> What the exercise asks: Images should be left out, and everything else in the listing reproduced exactly.

> Supplied material:
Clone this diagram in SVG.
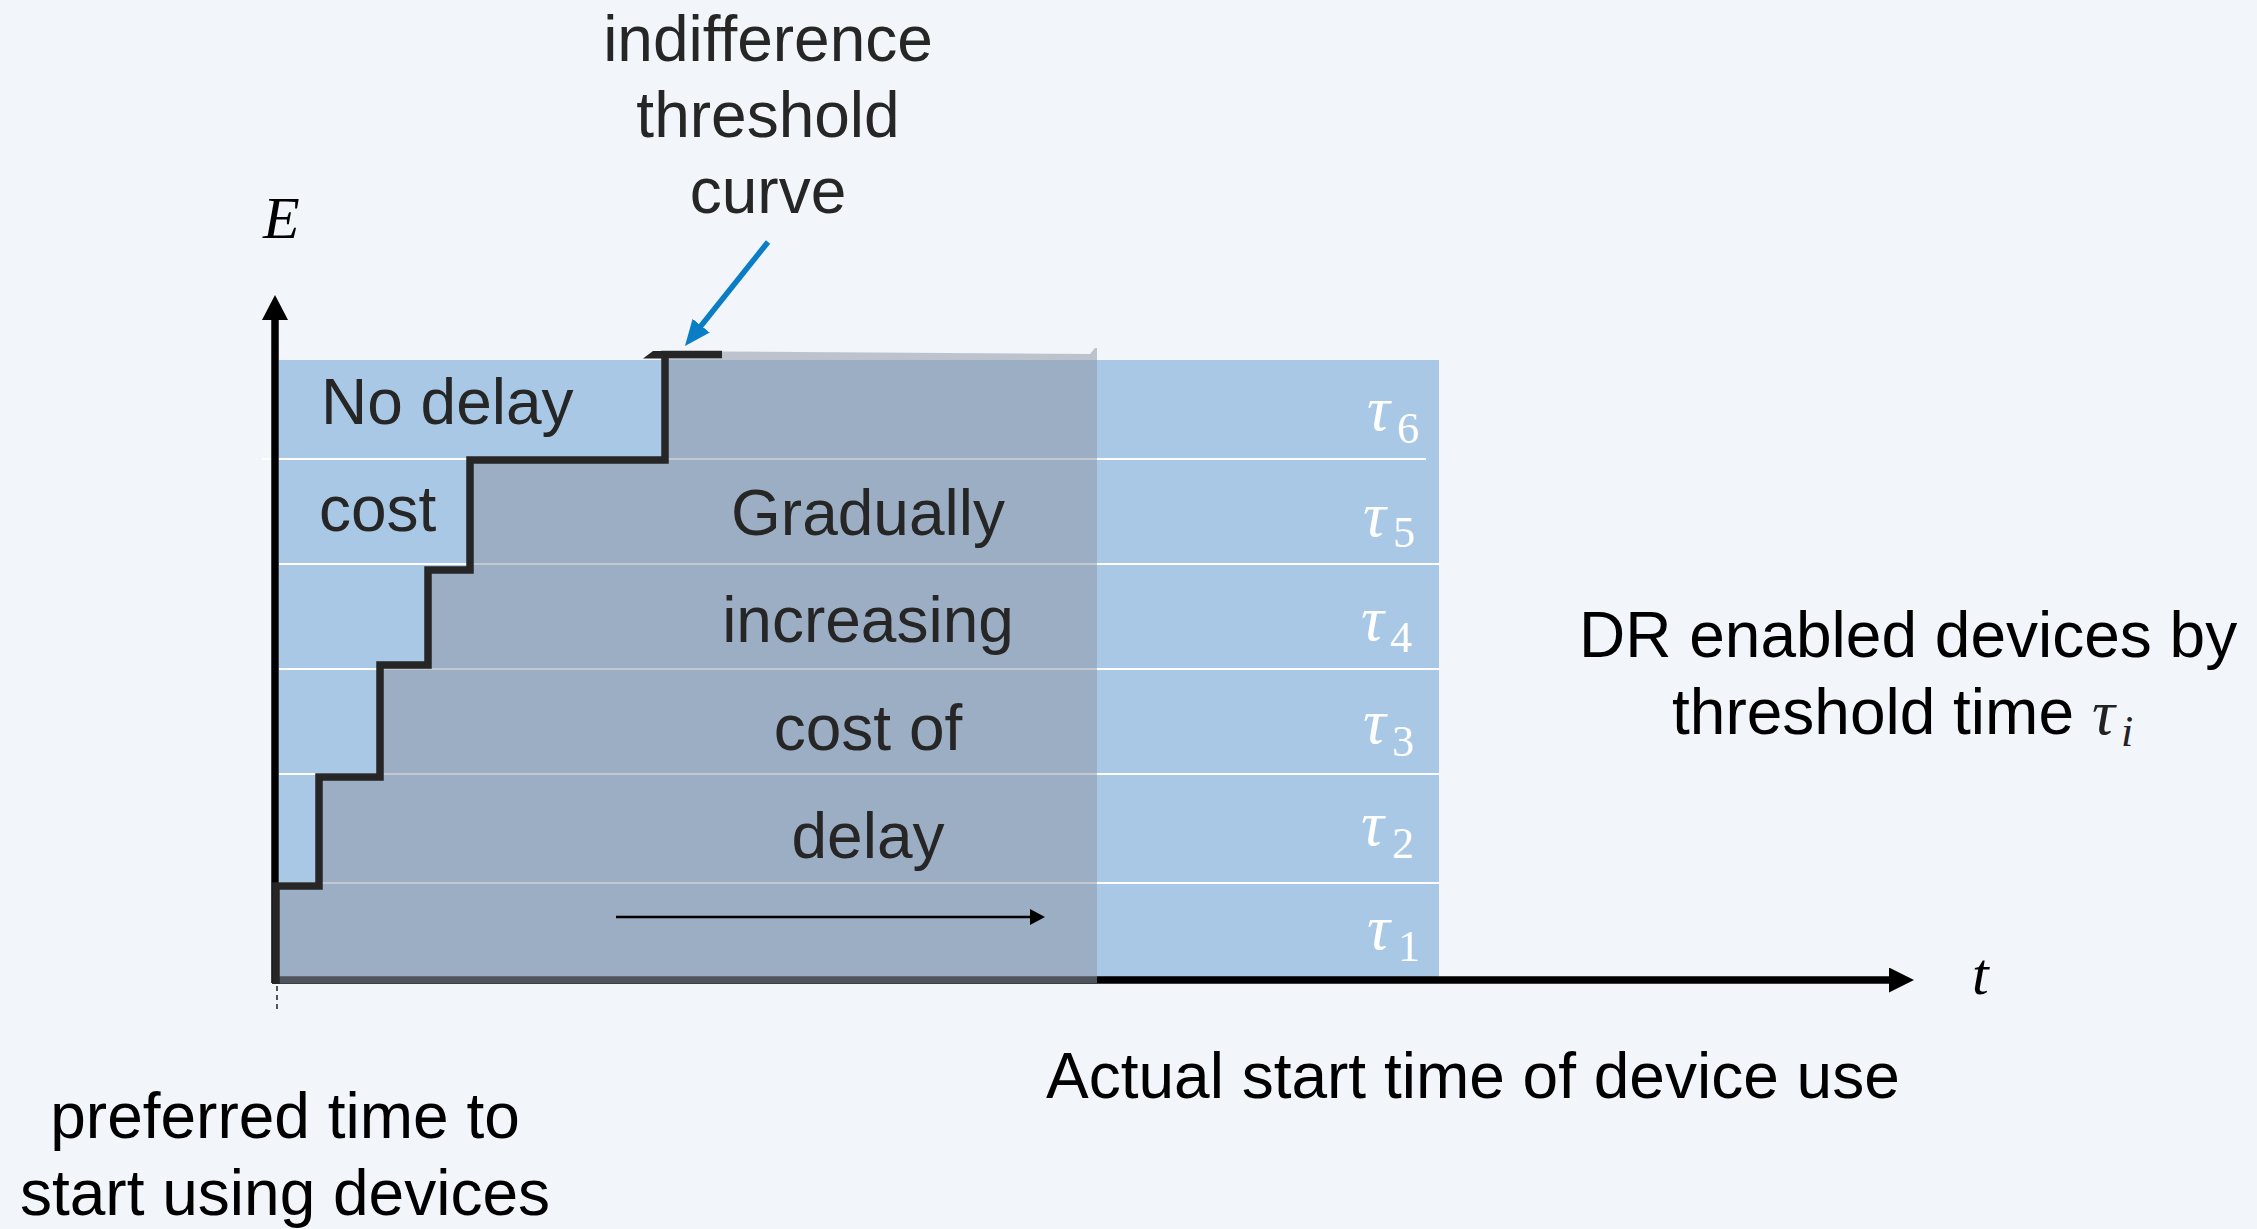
<svg xmlns="http://www.w3.org/2000/svg" width="2257" height="1229" viewBox="0 0 2257 1229">
  <style>
    .lbl { font-family: "Liberation Sans", Arial, sans-serif; font-size: 64px; }
    .dark { fill: #262626; }
    .black { fill: #000000; }
    .mid { text-anchor: middle; }
    .math { font-family: "Liberation Serif", "DejaVu Serif", serif; font-style: italic; }
    .tau { font-family: "Liberation Serif", "DejaVu Serif", serif; font-style: italic; font-size: 64px; fill: #ffffff; }
    .sub { font-family: "Liberation Serif", "DejaVu Serif", serif; font-size: 44px; fill: #ffffff; }
    .row { stroke: #ffffff; stroke-width: 2; }
    .stairs { fill: none; stroke: #262626; stroke-width: 7.5; stroke-linejoin: miter; stroke-linecap: butt; }
  </style>
  <defs>
    <marker id="axisHeadX" markerUnits="userSpaceOnUse" markerWidth="25" markerHeight="25" refX="6" refY="12.5" orient="auto">
      <path d="M0,0 L25,12.5 L0,25 z" fill="#000000"/>
    </marker>
    <marker id="axisHeadY" markerUnits="userSpaceOnUse" markerWidth="25" markerHeight="26" refX="5" refY="13" orient="auto">
      <path d="M0,0 L25,13 L0,26 z" fill="#000000"/>
    </marker>
    <marker id="smallHead" markerUnits="userSpaceOnUse" markerWidth="15" markerHeight="16" refX="2" refY="8" orient="auto">
      <path d="M0,0 L15,8 L0,16 z" fill="#000000"/>
    </marker>
    <marker id="blueHead" markerUnits="userSpaceOnUse" markerWidth="26" markerHeight="22" refX="4" refY="11" orient="auto">
      <path d="M0,0 L26,11 L0,22 z" fill="#0A7DC5"/>
    </marker>
  </defs>

  <!-- page background -->
  <rect x="0" y="0" width="2257" height="1229" fill="#F2F5F9"/>

  <!-- device bands by threshold time -->
  <g id="bands">
    <rect x="279" y="360" width="1160" height="617" fill="#A8C8E6"/>
    <line class="row" x1="262" y1="459" x2="1426" y2="459"/>
    <line class="row" x1="279" y1="564" x2="1439" y2="564"/>
    <line class="row" x1="279" y1="669" x2="1439" y2="669"/>
    <line class="row" x1="279" y1="774" x2="1439" y2="774"/>
    <line class="row" x1="279" y1="883" x2="1439" y2="883"/>
  </g>

  <!-- axes and connectors -->
  <g id="connectors">
    <line id="x-axis" x1="272" y1="980" x2="1895" y2="980" stroke="#000000" stroke-width="7.5" marker-end="url(#axisHeadX)"/>
    <line id="y-axis" x1="275" y1="983" x2="275" y2="315" stroke="#000000" stroke-width="7.5" marker-end="url(#axisHeadY)"/>
    <line id="origin-tick" x1="277" y1="986" x2="277" y2="1010" stroke="#555555" stroke-width="2" stroke-dasharray="5 4"/>
  </g>

  <!-- delay-cost region (translucent shading bounded by the staircase) -->
  <g id="delay-region">
    <polygon points="276,983 276,886 319,886 319,777 380,777 380,665 428,665 428,570 470,570 470,460 665,460 665,352 722,351.5 1090,354 1095,348 1097,348 1097,983" fill="rgb(146,153,168)" fill-opacity="0.55"/>
  </g>

  <!-- indifference threshold curve -->
  <g id="threshold-curve">
    <path class="stairs" d="M276,984 V886 H319 V777 H380 V665 H428 V570 H470 V460 H665 V354.5 H722"/>
    <polygon points="643,358.5 653,351 666,351 666,358.5" fill="#262626"/>
  </g>

  <g id="connectors-inner">
    <line x1="616" y1="917" x2="1032" y2="917" stroke="#000000" stroke-width="2.5" marker-end="url(#smallHead)"/>
    <line x1="768" y1="242" x2="698.7" y2="328.8" stroke="#0A7DC5" stroke-width="5.5" marker-end="url(#blueHead)"/>
  </g>

  <!-- labels -->
  <g id="label-indifference">
    <text class="lbl dark mid" x="768" y="61">indifference</text>
    <text class="lbl dark mid" x="768" y="137">threshold</text>
    <text class="lbl dark mid" x="768" y="213">curve</text>
  </g>

  <g id="label-axis-E">
    <text class="math" x="263" y="238" font-size="60" fill="#000000">E</text>
  </g>
  <g id="label-axis-t">
    <text class="math" x="1972" y="994" font-size="60" fill="#000000">t</text>
  </g>

  <g id="label-no-delay">
    <text class="lbl dark" x="321" y="424">No delay</text>
    <text class="lbl dark" x="319" y="531">cost</text>
  </g>

  <g id="label-gradual">
    <text class="lbl dark mid" x="868" y="535">Gradually</text>
    <text class="lbl dark mid" x="868" y="642">increasing</text>
    <text class="lbl dark mid" x="868" y="750">cost of</text>
    <text class="lbl dark mid" x="868" y="858">delay</text>
  </g>

  <g id="tau-labels">
    <text class="tau" x="1367" y="430">τ</text><text class="sub" x="1397" y="443">6</text>
    <text class="tau" x="1363" y="536">τ</text><text class="sub" x="1393" y="547">5</text>
    <text class="tau" x="1361" y="640">τ</text><text class="sub" x="1390" y="652">4</text>
    <text class="tau" x="1363" y="743">τ</text><text class="sub" x="1392" y="756">3</text>
    <text class="tau" x="1361" y="845">τ</text><text class="sub" x="1392" y="858">2</text>
    <text class="tau" x="1367" y="949">τ</text><text class="sub" x="1398" y="961">1</text>
  </g>

  <g id="label-dr-devices">
    <text class="lbl black" x="1579" y="657">DR enabled devices by</text>
    <text class="lbl black" x="1672" y="734">threshold time</text>
    <text class="math" x="2092" y="734" font-size="64" fill="#222222">τ</text>
    <text class="math" x="2121" y="746" font-size="44" fill="#222222">i</text>
  </g>

  <g id="label-actual-start">
    <text class="lbl black" x="1046" y="1098">Actual start time of device use</text>
  </g>

  <g id="label-preferred">
    <text class="lbl black mid" x="285" y="1138">preferred time to</text>
    <text class="lbl black mid" x="285" y="1215">start using devices</text>
  </g>
</svg>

> Task output:
Clone this diagram in SVG.
<svg xmlns="http://www.w3.org/2000/svg" width="2257" height="1229" viewBox="0 0 2257 1229">
  <style>
    .lbl { font-family: "Liberation Sans", Arial, sans-serif; font-size: 64px; }
    .dark { fill: #262626; }
    .black { fill: #000000; }
    .mid { text-anchor: middle; }
    .math { font-family: "Liberation Serif", "DejaVu Serif", serif; font-style: italic; }
    .tau { font-family: "Liberation Serif", "DejaVu Serif", serif; font-style: italic; font-size: 64px; fill: #ffffff; }
    .sub { font-family: "Liberation Serif", "DejaVu Serif", serif; font-size: 44px; fill: #ffffff; }
    .row { stroke: #ffffff; stroke-width: 2; }
    .stairs { fill: none; stroke: #262626; stroke-width: 7.5; stroke-linejoin: miter; stroke-linecap: butt; }
  </style>
  <defs>
    <marker id="axisHeadX" markerUnits="userSpaceOnUse" markerWidth="25" markerHeight="25" refX="6" refY="12.5" orient="auto">
      <path d="M0,0 L25,12.5 L0,25 z" fill="#000000"/>
    </marker>
    <marker id="axisHeadY" markerUnits="userSpaceOnUse" markerWidth="25" markerHeight="26" refX="5" refY="13" orient="auto">
      <path d="M0,0 L25,13 L0,26 z" fill="#000000"/>
    </marker>
    <marker id="smallHead" markerUnits="userSpaceOnUse" markerWidth="15" markerHeight="16" refX="2" refY="8" orient="auto">
      <path d="M0,0 L15,8 L0,16 z" fill="#000000"/>
    </marker>
    <marker id="blueHead" markerUnits="userSpaceOnUse" markerWidth="26" markerHeight="22" refX="4" refY="11" orient="auto">
      <path d="M0,0 L26,11 L0,22 z" fill="#0A7DC5"/>
    </marker>
  </defs>

  <!-- page background -->
  <rect x="0" y="0" width="2257" height="1229" fill="#F2F5F9"/>

  <!-- device bands by threshold time -->
  <g id="bands">
    <rect x="279" y="360" width="1160" height="617" fill="#A8C8E6"/>
    <line class="row" x1="262" y1="459" x2="1426" y2="459"/>
    <line class="row" x1="279" y1="564" x2="1439" y2="564"/>
    <line class="row" x1="279" y1="669" x2="1439" y2="669"/>
    <line class="row" x1="279" y1="774" x2="1439" y2="774"/>
    <line class="row" x1="279" y1="883" x2="1439" y2="883"/>
  </g>

  <!-- axes and connectors -->
  <g id="connectors">
    <line id="x-axis" x1="272" y1="980" x2="1895" y2="980" stroke="#000000" stroke-width="7.5" marker-end="url(#axisHeadX)"/>
    <line id="y-axis" x1="275" y1="983" x2="275" y2="315" stroke="#000000" stroke-width="7.5" marker-end="url(#axisHeadY)"/>
    <line id="origin-tick" x1="277" y1="986" x2="277" y2="1010" stroke="#555555" stroke-width="2" stroke-dasharray="5 4"/>
  </g>

  <!-- delay-cost region (translucent shading bounded by the staircase) -->
  <g id="delay-region">
    <polygon points="276,983 276,886 319,886 319,777 380,777 380,665 428,665 428,570 470,570 470,460 665,460 665,352 722,351.5 1090,354 1095,348 1097,348 1097,983" fill="rgb(146,153,168)" fill-opacity="0.55"/>
  </g>

  <!-- indifference threshold curve -->
  <g id="threshold-curve">
    <path class="stairs" d="M276,984 V886 H319 V777 H380 V665 H428 V570 H470 V460 H665 V354.5 H722"/>
    <polygon points="643,358.5 653,351 666,351 666,358.5" fill="#262626"/>
  </g>

  <g id="connectors-inner">
    <line x1="616" y1="917" x2="1032" y2="917" stroke="#000000" stroke-width="2.5" marker-end="url(#smallHead)"/>
    <line x1="768" y1="242" x2="698.7" y2="328.8" stroke="#0A7DC5" stroke-width="5.5" marker-end="url(#blueHead)"/>
  </g>

  <!-- labels -->
  <g id="label-indifference">
    <text class="lbl dark mid" x="768" y="61">indifference</text>
    <text class="lbl dark mid" x="768" y="137">threshold</text>
    <text class="lbl dark mid" x="768" y="213">curve</text>
  </g>

  <g id="label-axis-E">
    <text class="math" x="263" y="238" font-size="60" fill="#000000">E</text>
  </g>
  <g id="label-axis-t">
    <text class="math" x="1972" y="994" font-size="60" fill="#000000">t</text>
  </g>

  <g id="label-no-delay">
    <text class="lbl dark" x="321" y="424">No delay</text>
    <text class="lbl dark" x="319" y="531">cost</text>
  </g>

  <g id="label-gradual">
    <text class="lbl dark mid" x="868" y="535">Gradually</text>
    <text class="lbl dark mid" x="868" y="642">increasing</text>
    <text class="lbl dark mid" x="868" y="750">cost of</text>
    <text class="lbl dark mid" x="868" y="858">delay</text>
  </g>

  <g id="tau-labels">
    <text class="tau" x="1367" y="430">τ</text><text class="sub" x="1397" y="443">6</text>
    <text class="tau" x="1363" y="536">τ</text><text class="sub" x="1393" y="547">5</text>
    <text class="tau" x="1361" y="640">τ</text><text class="sub" x="1390" y="652">4</text>
    <text class="tau" x="1363" y="743">τ</text><text class="sub" x="1392" y="756">3</text>
    <text class="tau" x="1361" y="845">τ</text><text class="sub" x="1392" y="858">2</text>
    <text class="tau" x="1367" y="949">τ</text><text class="sub" x="1398" y="961">1</text>
  </g>

  <g id="label-dr-devices">
    <text class="lbl black" x="1579" y="657">DR enabled devices by</text>
    <text class="lbl black" x="1672" y="734">threshold time</text>
    <text class="math" x="2092" y="734" font-size="64" fill="#222222">τ</text>
    <text class="math" x="2121" y="746" font-size="44" fill="#222222">i</text>
  </g>

  <g id="label-actual-start">
    <text class="lbl black" x="1046" y="1098">Actual start time of device use</text>
  </g>

  <g id="label-preferred">
    <text class="lbl black mid" x="285" y="1138">preferred time to</text>
    <text class="lbl black mid" x="285" y="1215">start using devices</text>
  </g>
</svg>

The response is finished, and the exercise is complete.